● **Supplied data**
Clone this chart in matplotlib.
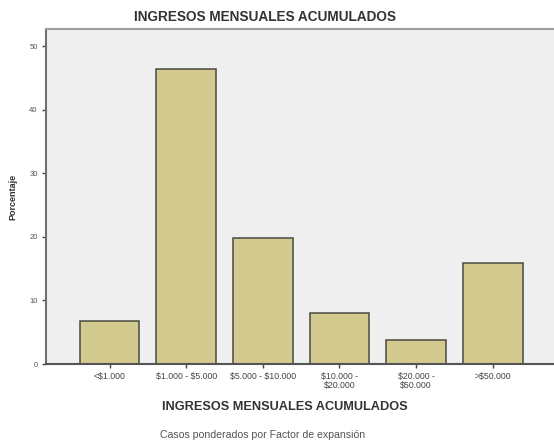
import matplotlib.pyplot as plt
import numpy as np

# income brackets (monthly, accumulated)
categories = ['<$1.000', '$1.000 - $5.000', '$5.000 - $10.000',
              '$10.000 -\n$20.000', '$20.000 -\n$50.000', '>$50.000']
percentages = [6.7, 46.4, 19.8, 8.0, 3.8, 15.9]
y_ticks = [0, 10, 20, 30, 40, 50]

plt.rcParams['font.family'] = ['Liberation Sans', 'DejaVu Sans']
plt.rcParams['text.parse_math'] = False

fig = plt.figure(figsize=(5.54, 4.44), dpi=100)
ax = fig.add_axes([0.083, 0.180, 0.917, 0.755])
ax.set_facecolor('#efefef')

x = np.arange(len(categories))
ax.bar(x, percentages, width=0.78, color='#d3ca90', edgecolor='#4a4a40', linewidth=1.1, zorder=2)

ax.set_xlim(-0.83, 5.8)
ax.set_ylim(0, 52.7)
ax.set_yticks(y_ticks)
ax.set_yticklabels([str(t) for t in y_ticks], fontsize=5.5, color='#555555')
ax.set_xticks(x)
ax.set_xticklabels(categories, fontsize=6.3, color='#444444', linespacing=0.9)
ax.tick_params(axis='both', direction='out', length=3, width=1, color='#444444', pad=3)

ax.spines['right'].set_visible(False)
ax.spines['top'].set_color('#a0a0a0')
ax.spines['top'].set_linewidth(1.5)
ax.spines['left'].set_color('#707070')
ax.spines['left'].set_linewidth(1.5)
ax.spines['bottom'].set_color('#555555')
ax.spines['bottom'].set_linewidth(1.5)

fig.text(265/554, 1 - 17/444, 'INGRESOS MENSUALES ACUMULADOS', ha='center', va='center',
         fontsize=9.8, fontweight='bold', color='#333333')
fig.text(285/554, 1 - 407/444, 'INGRESOS MENSUALES ACUMULADOS', ha='center', va='center',
         fontsize=9.2, fontweight='bold', color='#333333')
fig.text(263/554, 1 - 435/444, 'Casos ponderados por Factor de expansión', ha='center', va='center',
         fontsize=7.6, color='#555555')
fig.text(13/554, 1 - 197/444, 'Porcentaje', ha='center', va='center', rotation=90,
         fontsize=6.5, fontweight='bold', color='#333333')

fig.savefig('out.png', dpi=100)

● **Objective**
Would you reproduce the lines above, from the very first through the line containing "ax.spines['bottom'].set_linewidth(1.5)", exactly and without the pictures?

● **Task answer**
Clone this chart in matplotlib.
import matplotlib.pyplot as plt
import numpy as np

# income brackets (monthly, accumulated)
categories = ['<$1.000', '$1.000 - $5.000', '$5.000 - $10.000',
              '$10.000 -\n$20.000', '$20.000 -\n$50.000', '>$50.000']
percentages = [6.7, 46.4, 19.8, 8.0, 3.8, 15.9]
y_ticks = [0, 10, 20, 30, 40, 50]

plt.rcParams['font.family'] = ['Liberation Sans', 'DejaVu Sans']
plt.rcParams['text.parse_math'] = False

fig = plt.figure(figsize=(5.54, 4.44), dpi=100)
ax = fig.add_axes([0.083, 0.180, 0.917, 0.755])
ax.set_facecolor('#efefef')

x = np.arange(len(categories))
ax.bar(x, percentages, width=0.78, color='#d3ca90', edgecolor='#4a4a40', linewidth=1.1, zorder=2)

ax.set_xlim(-0.83, 5.8)
ax.set_ylim(0, 52.7)
ax.set_yticks(y_ticks)
ax.set_yticklabels([str(t) for t in y_ticks], fontsize=5.5, color='#555555')
ax.set_xticks(x)
ax.set_xticklabels(categories, fontsize=6.3, color='#444444', linespacing=0.9)
ax.tick_params(axis='both', direction='out', length=3, width=1, color='#444444', pad=3)

ax.spines['right'].set_visible(False)
ax.spines['top'].set_color('#a0a0a0')
ax.spines['top'].set_linewidth(1.5)
ax.spines['left'].set_color('#707070')
ax.spines['left'].set_linewidth(1.5)
ax.spines['bottom'].set_color('#555555')
ax.spines['bottom'].set_linewidth(1.5)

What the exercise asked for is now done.